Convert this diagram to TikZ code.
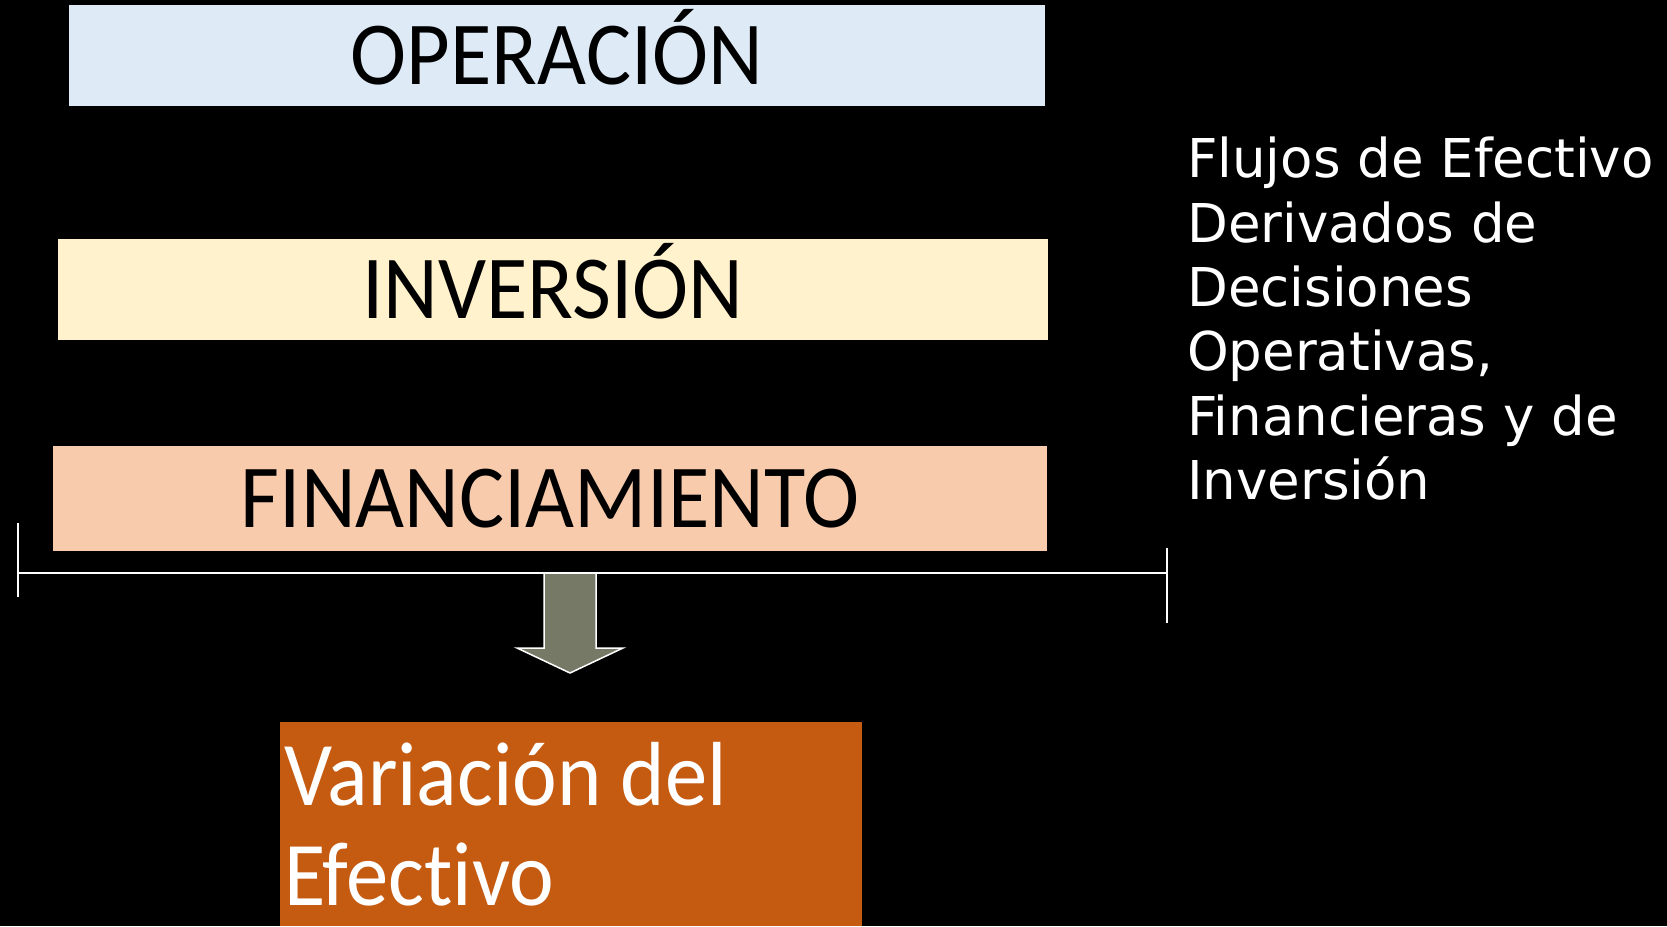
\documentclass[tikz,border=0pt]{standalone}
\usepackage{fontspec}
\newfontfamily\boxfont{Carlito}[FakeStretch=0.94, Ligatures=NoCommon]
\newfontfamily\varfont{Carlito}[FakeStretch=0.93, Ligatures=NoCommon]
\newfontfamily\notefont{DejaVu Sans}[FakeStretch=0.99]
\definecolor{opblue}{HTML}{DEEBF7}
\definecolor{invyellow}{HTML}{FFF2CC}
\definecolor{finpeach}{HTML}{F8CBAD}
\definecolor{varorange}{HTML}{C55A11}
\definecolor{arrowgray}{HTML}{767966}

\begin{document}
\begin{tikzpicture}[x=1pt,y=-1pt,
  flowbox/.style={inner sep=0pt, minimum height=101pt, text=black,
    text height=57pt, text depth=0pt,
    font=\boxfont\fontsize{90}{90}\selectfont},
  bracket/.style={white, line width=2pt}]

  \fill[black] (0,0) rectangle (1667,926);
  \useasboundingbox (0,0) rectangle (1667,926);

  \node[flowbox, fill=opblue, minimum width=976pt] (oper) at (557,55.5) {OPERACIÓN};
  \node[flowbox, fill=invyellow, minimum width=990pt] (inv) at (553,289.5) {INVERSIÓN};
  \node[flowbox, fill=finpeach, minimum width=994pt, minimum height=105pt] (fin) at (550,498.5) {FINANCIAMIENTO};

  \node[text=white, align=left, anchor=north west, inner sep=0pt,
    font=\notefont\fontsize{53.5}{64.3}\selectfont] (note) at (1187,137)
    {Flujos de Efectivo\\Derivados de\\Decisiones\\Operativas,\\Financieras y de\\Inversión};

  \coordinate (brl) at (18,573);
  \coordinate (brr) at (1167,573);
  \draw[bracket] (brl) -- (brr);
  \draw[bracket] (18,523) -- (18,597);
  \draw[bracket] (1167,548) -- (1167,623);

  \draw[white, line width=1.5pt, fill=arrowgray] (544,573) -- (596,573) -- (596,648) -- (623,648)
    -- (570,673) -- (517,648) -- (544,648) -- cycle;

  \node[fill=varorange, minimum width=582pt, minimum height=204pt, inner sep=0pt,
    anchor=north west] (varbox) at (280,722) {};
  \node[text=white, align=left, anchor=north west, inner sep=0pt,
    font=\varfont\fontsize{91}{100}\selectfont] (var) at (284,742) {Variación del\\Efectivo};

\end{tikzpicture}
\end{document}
○ ○ ○ ○ ○
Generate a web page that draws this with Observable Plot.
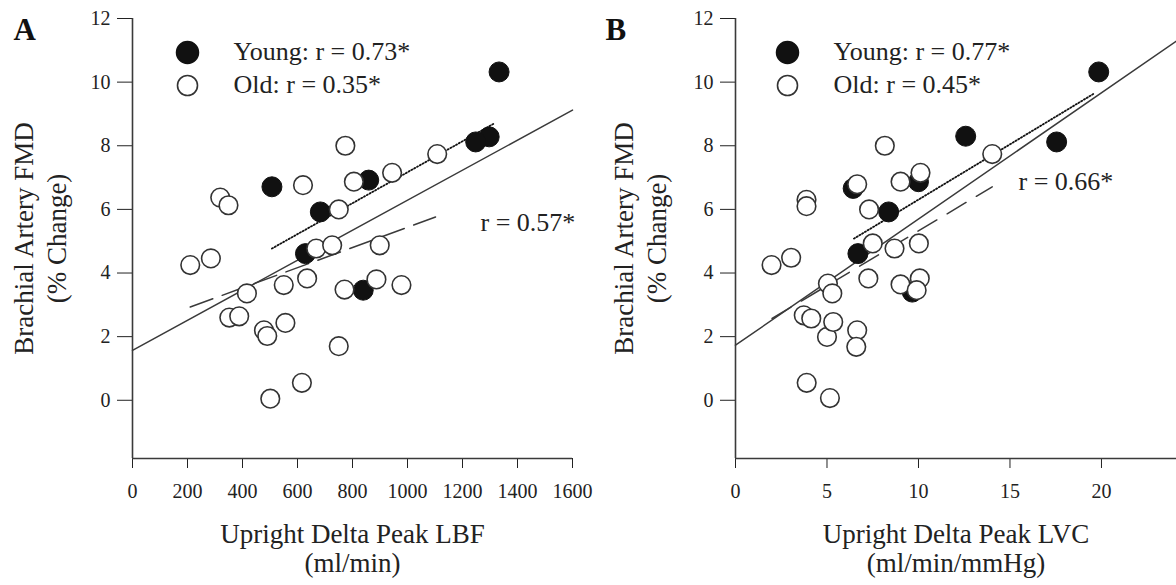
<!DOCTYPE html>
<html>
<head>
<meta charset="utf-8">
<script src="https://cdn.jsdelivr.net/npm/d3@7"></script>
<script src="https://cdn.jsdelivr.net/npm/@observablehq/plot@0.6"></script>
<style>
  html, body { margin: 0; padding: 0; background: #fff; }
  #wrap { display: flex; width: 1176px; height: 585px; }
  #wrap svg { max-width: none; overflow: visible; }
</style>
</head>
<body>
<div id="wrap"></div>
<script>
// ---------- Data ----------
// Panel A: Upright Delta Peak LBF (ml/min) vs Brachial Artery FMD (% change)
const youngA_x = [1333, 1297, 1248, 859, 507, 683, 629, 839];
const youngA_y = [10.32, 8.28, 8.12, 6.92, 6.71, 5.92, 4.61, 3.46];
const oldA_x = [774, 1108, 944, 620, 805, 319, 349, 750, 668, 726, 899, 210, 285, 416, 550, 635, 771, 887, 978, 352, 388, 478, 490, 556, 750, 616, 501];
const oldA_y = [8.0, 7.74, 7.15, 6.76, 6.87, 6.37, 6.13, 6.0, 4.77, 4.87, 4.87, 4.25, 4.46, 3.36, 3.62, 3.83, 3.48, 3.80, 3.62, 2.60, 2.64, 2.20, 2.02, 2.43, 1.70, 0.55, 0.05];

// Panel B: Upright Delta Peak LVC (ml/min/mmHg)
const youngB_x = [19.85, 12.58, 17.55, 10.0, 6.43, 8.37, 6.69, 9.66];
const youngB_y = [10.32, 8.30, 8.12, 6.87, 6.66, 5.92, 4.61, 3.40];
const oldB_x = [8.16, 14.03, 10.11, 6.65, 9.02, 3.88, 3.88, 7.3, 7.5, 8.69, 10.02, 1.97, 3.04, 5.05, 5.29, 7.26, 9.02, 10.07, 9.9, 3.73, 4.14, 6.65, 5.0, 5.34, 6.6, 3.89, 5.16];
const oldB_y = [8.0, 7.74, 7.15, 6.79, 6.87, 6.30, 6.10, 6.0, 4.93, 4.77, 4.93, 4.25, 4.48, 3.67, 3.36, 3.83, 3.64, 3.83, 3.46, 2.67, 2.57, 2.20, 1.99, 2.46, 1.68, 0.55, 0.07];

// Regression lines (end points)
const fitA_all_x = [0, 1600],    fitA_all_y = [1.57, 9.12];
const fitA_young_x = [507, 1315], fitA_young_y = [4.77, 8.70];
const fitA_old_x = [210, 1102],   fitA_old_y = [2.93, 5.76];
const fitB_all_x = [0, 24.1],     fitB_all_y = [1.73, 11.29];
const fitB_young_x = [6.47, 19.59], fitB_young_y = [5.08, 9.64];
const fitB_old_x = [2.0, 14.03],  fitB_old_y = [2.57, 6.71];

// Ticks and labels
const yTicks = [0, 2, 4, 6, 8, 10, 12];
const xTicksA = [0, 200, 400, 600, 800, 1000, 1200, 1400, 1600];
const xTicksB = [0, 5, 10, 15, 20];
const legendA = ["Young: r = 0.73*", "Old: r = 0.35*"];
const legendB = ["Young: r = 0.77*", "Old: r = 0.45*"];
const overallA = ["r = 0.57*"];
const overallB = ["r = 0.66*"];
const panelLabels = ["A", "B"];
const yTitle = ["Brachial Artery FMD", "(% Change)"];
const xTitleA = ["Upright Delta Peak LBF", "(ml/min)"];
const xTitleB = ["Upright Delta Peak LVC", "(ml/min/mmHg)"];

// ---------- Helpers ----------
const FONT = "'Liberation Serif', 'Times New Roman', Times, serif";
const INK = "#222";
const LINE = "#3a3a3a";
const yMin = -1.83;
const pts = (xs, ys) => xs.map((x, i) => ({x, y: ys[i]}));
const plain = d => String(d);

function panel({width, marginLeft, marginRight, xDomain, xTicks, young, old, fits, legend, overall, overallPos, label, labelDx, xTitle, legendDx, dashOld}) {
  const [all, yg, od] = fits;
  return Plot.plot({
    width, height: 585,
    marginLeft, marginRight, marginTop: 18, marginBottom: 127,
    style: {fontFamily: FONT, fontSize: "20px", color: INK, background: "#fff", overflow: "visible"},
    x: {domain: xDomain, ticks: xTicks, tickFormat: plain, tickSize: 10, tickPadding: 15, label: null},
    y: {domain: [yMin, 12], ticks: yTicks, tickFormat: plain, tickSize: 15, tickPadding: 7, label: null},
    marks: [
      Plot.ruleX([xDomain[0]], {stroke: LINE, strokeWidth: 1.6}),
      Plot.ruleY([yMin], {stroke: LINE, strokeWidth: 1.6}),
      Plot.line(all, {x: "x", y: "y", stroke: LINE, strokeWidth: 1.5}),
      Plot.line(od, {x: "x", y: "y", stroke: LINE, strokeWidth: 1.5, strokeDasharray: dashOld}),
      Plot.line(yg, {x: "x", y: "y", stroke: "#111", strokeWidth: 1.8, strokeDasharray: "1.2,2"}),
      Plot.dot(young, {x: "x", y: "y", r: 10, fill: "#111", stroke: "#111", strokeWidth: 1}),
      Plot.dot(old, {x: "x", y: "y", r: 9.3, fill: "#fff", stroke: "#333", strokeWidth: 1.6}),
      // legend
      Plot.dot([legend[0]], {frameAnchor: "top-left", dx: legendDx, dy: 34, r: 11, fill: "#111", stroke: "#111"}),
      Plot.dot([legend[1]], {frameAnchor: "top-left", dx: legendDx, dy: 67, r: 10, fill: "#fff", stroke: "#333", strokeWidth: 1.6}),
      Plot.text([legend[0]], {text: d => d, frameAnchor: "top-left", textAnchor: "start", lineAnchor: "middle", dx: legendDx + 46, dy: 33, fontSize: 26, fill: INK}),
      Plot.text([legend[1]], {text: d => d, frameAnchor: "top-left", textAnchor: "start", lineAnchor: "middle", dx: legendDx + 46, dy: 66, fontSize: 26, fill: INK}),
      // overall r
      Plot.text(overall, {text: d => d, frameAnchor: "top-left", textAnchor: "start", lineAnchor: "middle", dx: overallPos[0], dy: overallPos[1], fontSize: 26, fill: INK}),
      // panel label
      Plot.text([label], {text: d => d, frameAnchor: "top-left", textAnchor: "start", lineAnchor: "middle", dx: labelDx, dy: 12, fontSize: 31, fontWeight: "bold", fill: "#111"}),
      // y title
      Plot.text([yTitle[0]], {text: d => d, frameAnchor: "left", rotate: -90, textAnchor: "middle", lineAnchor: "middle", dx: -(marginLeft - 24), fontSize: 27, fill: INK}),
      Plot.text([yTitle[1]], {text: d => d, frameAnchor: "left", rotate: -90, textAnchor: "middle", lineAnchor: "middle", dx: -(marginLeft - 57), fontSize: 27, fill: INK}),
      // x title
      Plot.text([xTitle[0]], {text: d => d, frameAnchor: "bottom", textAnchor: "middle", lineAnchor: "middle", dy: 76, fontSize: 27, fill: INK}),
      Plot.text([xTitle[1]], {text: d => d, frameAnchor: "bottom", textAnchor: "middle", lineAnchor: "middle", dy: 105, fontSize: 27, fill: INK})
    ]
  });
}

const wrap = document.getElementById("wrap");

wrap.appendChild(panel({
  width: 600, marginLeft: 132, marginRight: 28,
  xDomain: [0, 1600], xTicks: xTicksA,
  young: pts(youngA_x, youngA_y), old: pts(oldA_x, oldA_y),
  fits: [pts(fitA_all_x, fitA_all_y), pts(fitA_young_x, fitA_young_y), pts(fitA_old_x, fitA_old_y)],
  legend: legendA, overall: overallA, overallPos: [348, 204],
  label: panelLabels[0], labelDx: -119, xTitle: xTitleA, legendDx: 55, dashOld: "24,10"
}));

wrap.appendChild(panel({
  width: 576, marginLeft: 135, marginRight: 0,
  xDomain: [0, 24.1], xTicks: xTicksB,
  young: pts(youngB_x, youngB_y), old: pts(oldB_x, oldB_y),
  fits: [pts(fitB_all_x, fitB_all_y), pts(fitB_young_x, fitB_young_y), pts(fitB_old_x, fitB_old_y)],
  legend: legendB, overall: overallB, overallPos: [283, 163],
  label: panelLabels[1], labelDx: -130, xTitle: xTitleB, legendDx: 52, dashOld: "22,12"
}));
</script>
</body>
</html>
○ ○ ○ ○ ○
What you should do =
Only the lines from the one containing "Generate a web" down to the one containing "fitB_old_y = [2.57, 6.71];" should be copied, exactly and with both ends kept. Drop the pictures.

Result of this task =
Generate a web page that draws this with Observable Plot.
<!DOCTYPE html>
<html>
<head>
<meta charset="utf-8">
<script src="https://cdn.jsdelivr.net/npm/d3@7"></script>
<script src="https://cdn.jsdelivr.net/npm/@observablehq/plot@0.6"></script>
<style>
  html, body { margin: 0; padding: 0; background: #fff; }
  #wrap { display: flex; width: 1176px; height: 585px; }
  #wrap svg { max-width: none; overflow: visible; }
</style>
</head>
<body>
<div id="wrap"></div>
<script>
// ---------- Data ----------
// Panel A: Upright Delta Peak LBF (ml/min) vs Brachial Artery FMD (% change)
const youngA_x = [1333, 1297, 1248, 859, 507, 683, 629, 839];
const youngA_y = [10.32, 8.28, 8.12, 6.92, 6.71, 5.92, 4.61, 3.46];
const oldA_x = [774, 1108, 944, 620, 805, 319, 349, 750, 668, 726, 899, 210, 285, 416, 550, 635, 771, 887, 978, 352, 388, 478, 490, 556, 750, 616, 501];
const oldA_y = [8.0, 7.74, 7.15, 6.76, 6.87, 6.37, 6.13, 6.0, 4.77, 4.87, 4.87, 4.25, 4.46, 3.36, 3.62, 3.83, 3.48, 3.80, 3.62, 2.60, 2.64, 2.20, 2.02, 2.43, 1.70, 0.55, 0.05];

// Panel B: Upright Delta Peak LVC (ml/min/mmHg)
const youngB_x = [19.85, 12.58, 17.55, 10.0, 6.43, 8.37, 6.69, 9.66];
const youngB_y = [10.32, 8.30, 8.12, 6.87, 6.66, 5.92, 4.61, 3.40];
const oldB_x = [8.16, 14.03, 10.11, 6.65, 9.02, 3.88, 3.88, 7.3, 7.5, 8.69, 10.02, 1.97, 3.04, 5.05, 5.29, 7.26, 9.02, 10.07, 9.9, 3.73, 4.14, 6.65, 5.0, 5.34, 6.6, 3.89, 5.16];
const oldB_y = [8.0, 7.74, 7.15, 6.79, 6.87, 6.30, 6.10, 6.0, 4.93, 4.77, 4.93, 4.25, 4.48, 3.67, 3.36, 3.83, 3.64, 3.83, 3.46, 2.67, 2.57, 2.20, 1.99, 2.46, 1.68, 0.55, 0.07];

// Regression lines (end points)
const fitA_all_x = [0, 1600],    fitA_all_y = [1.57, 9.12];
const fitA_young_x = [507, 1315], fitA_young_y = [4.77, 8.70];
const fitA_old_x = [210, 1102],   fitA_old_y = [2.93, 5.76];
const fitB_all_x = [0, 24.1],     fitB_all_y = [1.73, 11.29];
const fitB_young_x = [6.47, 19.59], fitB_young_y = [5.08, 9.64];
const fitB_old_x = [2.0, 14.03],  fitB_old_y = [2.57, 6.71];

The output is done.